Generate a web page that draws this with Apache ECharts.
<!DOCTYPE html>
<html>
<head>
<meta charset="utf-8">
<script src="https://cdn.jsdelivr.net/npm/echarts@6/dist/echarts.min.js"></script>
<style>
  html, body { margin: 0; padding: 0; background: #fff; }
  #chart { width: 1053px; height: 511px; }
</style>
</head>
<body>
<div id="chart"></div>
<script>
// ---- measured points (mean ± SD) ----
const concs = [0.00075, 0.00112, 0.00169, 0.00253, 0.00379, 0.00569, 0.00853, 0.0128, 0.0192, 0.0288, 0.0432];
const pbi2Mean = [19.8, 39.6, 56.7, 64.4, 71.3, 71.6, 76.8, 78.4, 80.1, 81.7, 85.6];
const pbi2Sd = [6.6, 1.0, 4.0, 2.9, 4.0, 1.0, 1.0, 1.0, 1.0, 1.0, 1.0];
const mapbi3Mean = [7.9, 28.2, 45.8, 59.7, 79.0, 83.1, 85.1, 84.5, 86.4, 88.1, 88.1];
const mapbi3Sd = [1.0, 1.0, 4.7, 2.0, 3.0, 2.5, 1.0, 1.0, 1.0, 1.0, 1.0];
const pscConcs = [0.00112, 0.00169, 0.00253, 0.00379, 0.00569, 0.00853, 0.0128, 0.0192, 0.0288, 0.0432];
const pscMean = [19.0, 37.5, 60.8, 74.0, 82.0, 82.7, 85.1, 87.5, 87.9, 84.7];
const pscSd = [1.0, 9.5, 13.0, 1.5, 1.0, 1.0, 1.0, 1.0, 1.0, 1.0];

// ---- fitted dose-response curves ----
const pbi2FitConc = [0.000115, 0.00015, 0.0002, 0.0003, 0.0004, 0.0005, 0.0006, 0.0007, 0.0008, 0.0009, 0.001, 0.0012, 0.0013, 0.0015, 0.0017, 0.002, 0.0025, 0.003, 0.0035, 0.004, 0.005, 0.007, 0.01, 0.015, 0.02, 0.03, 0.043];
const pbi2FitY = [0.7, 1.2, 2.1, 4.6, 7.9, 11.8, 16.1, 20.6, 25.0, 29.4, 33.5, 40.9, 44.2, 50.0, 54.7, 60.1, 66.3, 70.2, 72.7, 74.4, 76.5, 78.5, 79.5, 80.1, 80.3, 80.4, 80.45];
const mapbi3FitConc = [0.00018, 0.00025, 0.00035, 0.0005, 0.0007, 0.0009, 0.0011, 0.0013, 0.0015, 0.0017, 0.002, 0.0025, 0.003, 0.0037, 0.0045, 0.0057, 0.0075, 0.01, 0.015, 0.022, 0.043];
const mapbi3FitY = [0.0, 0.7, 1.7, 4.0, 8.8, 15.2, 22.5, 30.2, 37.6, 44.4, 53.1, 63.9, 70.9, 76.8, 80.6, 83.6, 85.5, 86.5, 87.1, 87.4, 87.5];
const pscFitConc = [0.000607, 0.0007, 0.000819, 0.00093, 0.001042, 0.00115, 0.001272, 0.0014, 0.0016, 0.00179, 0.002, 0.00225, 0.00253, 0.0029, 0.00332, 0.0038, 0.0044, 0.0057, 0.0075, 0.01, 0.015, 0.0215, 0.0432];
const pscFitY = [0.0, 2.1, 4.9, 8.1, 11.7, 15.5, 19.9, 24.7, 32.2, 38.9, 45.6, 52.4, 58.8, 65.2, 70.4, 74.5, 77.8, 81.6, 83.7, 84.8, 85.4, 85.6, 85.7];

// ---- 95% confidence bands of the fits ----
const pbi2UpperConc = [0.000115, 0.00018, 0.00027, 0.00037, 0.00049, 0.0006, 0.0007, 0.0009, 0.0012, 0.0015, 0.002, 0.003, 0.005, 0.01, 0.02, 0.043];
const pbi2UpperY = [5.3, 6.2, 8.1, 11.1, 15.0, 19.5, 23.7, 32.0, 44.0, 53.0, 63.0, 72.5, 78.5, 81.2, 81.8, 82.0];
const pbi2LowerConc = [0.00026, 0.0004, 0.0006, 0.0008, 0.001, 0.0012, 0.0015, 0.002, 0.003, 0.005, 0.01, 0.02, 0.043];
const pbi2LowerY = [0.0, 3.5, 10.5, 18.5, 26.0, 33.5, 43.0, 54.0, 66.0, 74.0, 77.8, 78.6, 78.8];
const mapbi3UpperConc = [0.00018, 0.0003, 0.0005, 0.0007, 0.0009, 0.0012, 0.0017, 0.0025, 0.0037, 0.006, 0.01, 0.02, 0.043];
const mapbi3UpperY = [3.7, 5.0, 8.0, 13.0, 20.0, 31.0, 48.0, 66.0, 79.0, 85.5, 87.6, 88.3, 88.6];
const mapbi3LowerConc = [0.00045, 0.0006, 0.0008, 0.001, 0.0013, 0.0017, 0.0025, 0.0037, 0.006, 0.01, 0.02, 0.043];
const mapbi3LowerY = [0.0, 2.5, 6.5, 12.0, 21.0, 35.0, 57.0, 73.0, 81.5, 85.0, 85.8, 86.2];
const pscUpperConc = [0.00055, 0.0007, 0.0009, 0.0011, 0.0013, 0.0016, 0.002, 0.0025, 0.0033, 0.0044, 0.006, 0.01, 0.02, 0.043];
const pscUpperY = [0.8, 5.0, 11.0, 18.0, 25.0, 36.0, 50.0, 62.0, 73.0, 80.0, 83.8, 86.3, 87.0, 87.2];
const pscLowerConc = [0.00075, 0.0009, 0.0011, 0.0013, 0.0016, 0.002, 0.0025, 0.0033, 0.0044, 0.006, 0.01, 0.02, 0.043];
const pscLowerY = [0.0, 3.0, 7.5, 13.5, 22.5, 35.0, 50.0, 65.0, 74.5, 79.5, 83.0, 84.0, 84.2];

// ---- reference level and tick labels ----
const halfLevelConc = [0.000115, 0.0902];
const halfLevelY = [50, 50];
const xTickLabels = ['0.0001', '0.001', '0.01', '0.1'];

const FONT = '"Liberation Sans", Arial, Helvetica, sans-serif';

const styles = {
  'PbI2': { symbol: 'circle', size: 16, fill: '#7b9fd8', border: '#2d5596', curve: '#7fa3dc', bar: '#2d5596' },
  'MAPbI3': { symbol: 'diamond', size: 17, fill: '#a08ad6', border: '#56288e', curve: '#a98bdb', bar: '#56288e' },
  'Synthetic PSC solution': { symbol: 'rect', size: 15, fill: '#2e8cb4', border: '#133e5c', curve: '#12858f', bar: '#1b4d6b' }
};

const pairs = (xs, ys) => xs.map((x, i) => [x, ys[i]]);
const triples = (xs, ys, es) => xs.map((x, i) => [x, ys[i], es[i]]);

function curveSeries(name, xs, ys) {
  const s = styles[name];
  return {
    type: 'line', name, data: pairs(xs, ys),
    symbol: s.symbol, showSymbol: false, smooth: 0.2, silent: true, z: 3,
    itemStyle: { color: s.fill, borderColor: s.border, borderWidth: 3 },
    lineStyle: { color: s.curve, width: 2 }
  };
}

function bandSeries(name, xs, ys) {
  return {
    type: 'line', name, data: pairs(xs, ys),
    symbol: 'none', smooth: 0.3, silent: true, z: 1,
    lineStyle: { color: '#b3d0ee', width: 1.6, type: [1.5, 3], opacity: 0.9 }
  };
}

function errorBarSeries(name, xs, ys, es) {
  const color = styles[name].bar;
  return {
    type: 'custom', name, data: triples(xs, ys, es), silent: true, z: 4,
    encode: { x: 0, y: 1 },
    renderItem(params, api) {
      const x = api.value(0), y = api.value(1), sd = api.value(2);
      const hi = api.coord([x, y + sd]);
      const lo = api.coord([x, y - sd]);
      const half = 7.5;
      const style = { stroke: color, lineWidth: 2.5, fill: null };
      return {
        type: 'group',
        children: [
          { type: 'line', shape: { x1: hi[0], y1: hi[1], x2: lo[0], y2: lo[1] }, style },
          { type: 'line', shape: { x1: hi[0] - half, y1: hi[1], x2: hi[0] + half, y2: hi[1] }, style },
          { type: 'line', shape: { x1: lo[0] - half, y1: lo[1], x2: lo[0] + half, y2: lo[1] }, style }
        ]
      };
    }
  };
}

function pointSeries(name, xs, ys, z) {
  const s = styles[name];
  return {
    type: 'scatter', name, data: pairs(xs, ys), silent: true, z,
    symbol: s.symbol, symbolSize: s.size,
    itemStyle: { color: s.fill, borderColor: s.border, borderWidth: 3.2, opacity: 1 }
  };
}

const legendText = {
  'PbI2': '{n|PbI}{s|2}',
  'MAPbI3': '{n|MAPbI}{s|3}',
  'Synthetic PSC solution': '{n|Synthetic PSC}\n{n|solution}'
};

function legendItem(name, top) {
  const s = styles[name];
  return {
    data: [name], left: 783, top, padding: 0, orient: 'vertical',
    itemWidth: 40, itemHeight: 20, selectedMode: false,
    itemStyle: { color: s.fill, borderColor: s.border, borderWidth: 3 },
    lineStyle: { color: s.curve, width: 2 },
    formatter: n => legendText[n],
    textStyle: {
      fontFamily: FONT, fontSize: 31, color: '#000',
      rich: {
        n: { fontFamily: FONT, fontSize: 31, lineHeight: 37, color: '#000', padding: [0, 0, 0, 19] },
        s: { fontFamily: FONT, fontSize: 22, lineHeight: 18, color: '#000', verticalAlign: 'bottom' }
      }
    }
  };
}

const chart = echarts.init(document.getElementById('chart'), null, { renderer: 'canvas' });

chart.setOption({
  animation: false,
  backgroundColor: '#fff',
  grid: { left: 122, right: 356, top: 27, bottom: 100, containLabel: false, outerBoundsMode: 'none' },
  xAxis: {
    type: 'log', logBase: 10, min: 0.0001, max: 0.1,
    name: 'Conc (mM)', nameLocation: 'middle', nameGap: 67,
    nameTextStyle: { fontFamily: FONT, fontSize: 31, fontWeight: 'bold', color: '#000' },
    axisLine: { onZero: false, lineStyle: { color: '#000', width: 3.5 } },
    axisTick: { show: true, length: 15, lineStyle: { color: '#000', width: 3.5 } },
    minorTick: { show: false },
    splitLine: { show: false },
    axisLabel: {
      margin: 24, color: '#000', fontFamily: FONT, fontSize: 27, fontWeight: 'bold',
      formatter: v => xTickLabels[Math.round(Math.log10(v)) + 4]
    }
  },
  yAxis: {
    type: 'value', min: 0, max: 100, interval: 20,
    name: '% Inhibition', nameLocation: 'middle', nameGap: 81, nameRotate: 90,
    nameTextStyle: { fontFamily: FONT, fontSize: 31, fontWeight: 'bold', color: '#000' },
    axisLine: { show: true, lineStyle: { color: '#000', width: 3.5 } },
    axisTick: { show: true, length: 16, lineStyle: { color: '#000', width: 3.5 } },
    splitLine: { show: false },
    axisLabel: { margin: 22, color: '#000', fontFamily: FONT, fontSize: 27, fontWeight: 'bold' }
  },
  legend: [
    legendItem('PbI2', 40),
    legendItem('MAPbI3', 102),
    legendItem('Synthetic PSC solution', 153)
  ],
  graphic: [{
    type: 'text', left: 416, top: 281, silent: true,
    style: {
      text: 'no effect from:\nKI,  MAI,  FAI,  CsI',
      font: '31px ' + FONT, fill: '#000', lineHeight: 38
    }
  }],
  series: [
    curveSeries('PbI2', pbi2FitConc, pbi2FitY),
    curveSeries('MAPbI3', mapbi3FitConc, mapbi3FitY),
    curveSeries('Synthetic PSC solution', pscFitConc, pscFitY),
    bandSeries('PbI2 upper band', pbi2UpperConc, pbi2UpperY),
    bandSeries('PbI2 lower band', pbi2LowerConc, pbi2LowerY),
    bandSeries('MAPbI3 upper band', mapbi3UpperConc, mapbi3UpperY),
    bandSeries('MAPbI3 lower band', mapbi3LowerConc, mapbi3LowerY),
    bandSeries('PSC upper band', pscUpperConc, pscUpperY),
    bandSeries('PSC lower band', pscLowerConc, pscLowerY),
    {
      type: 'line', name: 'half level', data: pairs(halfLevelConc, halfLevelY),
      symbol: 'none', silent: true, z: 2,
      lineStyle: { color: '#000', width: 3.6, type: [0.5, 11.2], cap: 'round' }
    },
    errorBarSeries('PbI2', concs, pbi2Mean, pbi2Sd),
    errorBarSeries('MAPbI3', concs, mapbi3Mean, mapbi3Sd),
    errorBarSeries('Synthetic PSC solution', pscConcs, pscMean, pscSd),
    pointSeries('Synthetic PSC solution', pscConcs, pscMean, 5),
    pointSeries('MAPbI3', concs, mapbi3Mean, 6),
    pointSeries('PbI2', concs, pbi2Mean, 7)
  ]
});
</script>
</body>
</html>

------------------------------------------------

Return only the lines spanning from the first line of the material through the line with "1.5, 1.0, 1.0, 1.0, 1.0, 1.0, 1.0];", copied exactly, both ends kept.

REPLY TO THE EXERCISE>
Generate a web page that draws this with Apache ECharts.
<!DOCTYPE html>
<html>
<head>
<meta charset="utf-8">
<script src="https://cdn.jsdelivr.net/npm/echarts@6/dist/echarts.min.js"></script>
<style>
  html, body { margin: 0; padding: 0; background: #fff; }
  #chart { width: 1053px; height: 511px; }
</style>
</head>
<body>
<div id="chart"></div>
<script>
// ---- measured points (mean ± SD) ----
const concs = [0.00075, 0.00112, 0.00169, 0.00253, 0.00379, 0.00569, 0.00853, 0.0128, 0.0192, 0.0288, 0.0432];
const pbi2Mean = [19.8, 39.6, 56.7, 64.4, 71.3, 71.6, 76.8, 78.4, 80.1, 81.7, 85.6];
const pbi2Sd = [6.6, 1.0, 4.0, 2.9, 4.0, 1.0, 1.0, 1.0, 1.0, 1.0, 1.0];
const mapbi3Mean = [7.9, 28.2, 45.8, 59.7, 79.0, 83.1, 85.1, 84.5, 86.4, 88.1, 88.1];
const mapbi3Sd = [1.0, 1.0, 4.7, 2.0, 3.0, 2.5, 1.0, 1.0, 1.0, 1.0, 1.0];
const pscConcs = [0.00112, 0.00169, 0.00253, 0.00379, 0.00569, 0.00853, 0.0128, 0.0192, 0.0288, 0.0432];
const pscMean = [19.0, 37.5, 60.8, 74.0, 82.0, 82.7, 85.1, 87.5, 87.9, 84.7];
const pscSd = [1.0, 9.5, 13.0, 1.5, 1.0, 1.0, 1.0, 1.0, 1.0, 1.0];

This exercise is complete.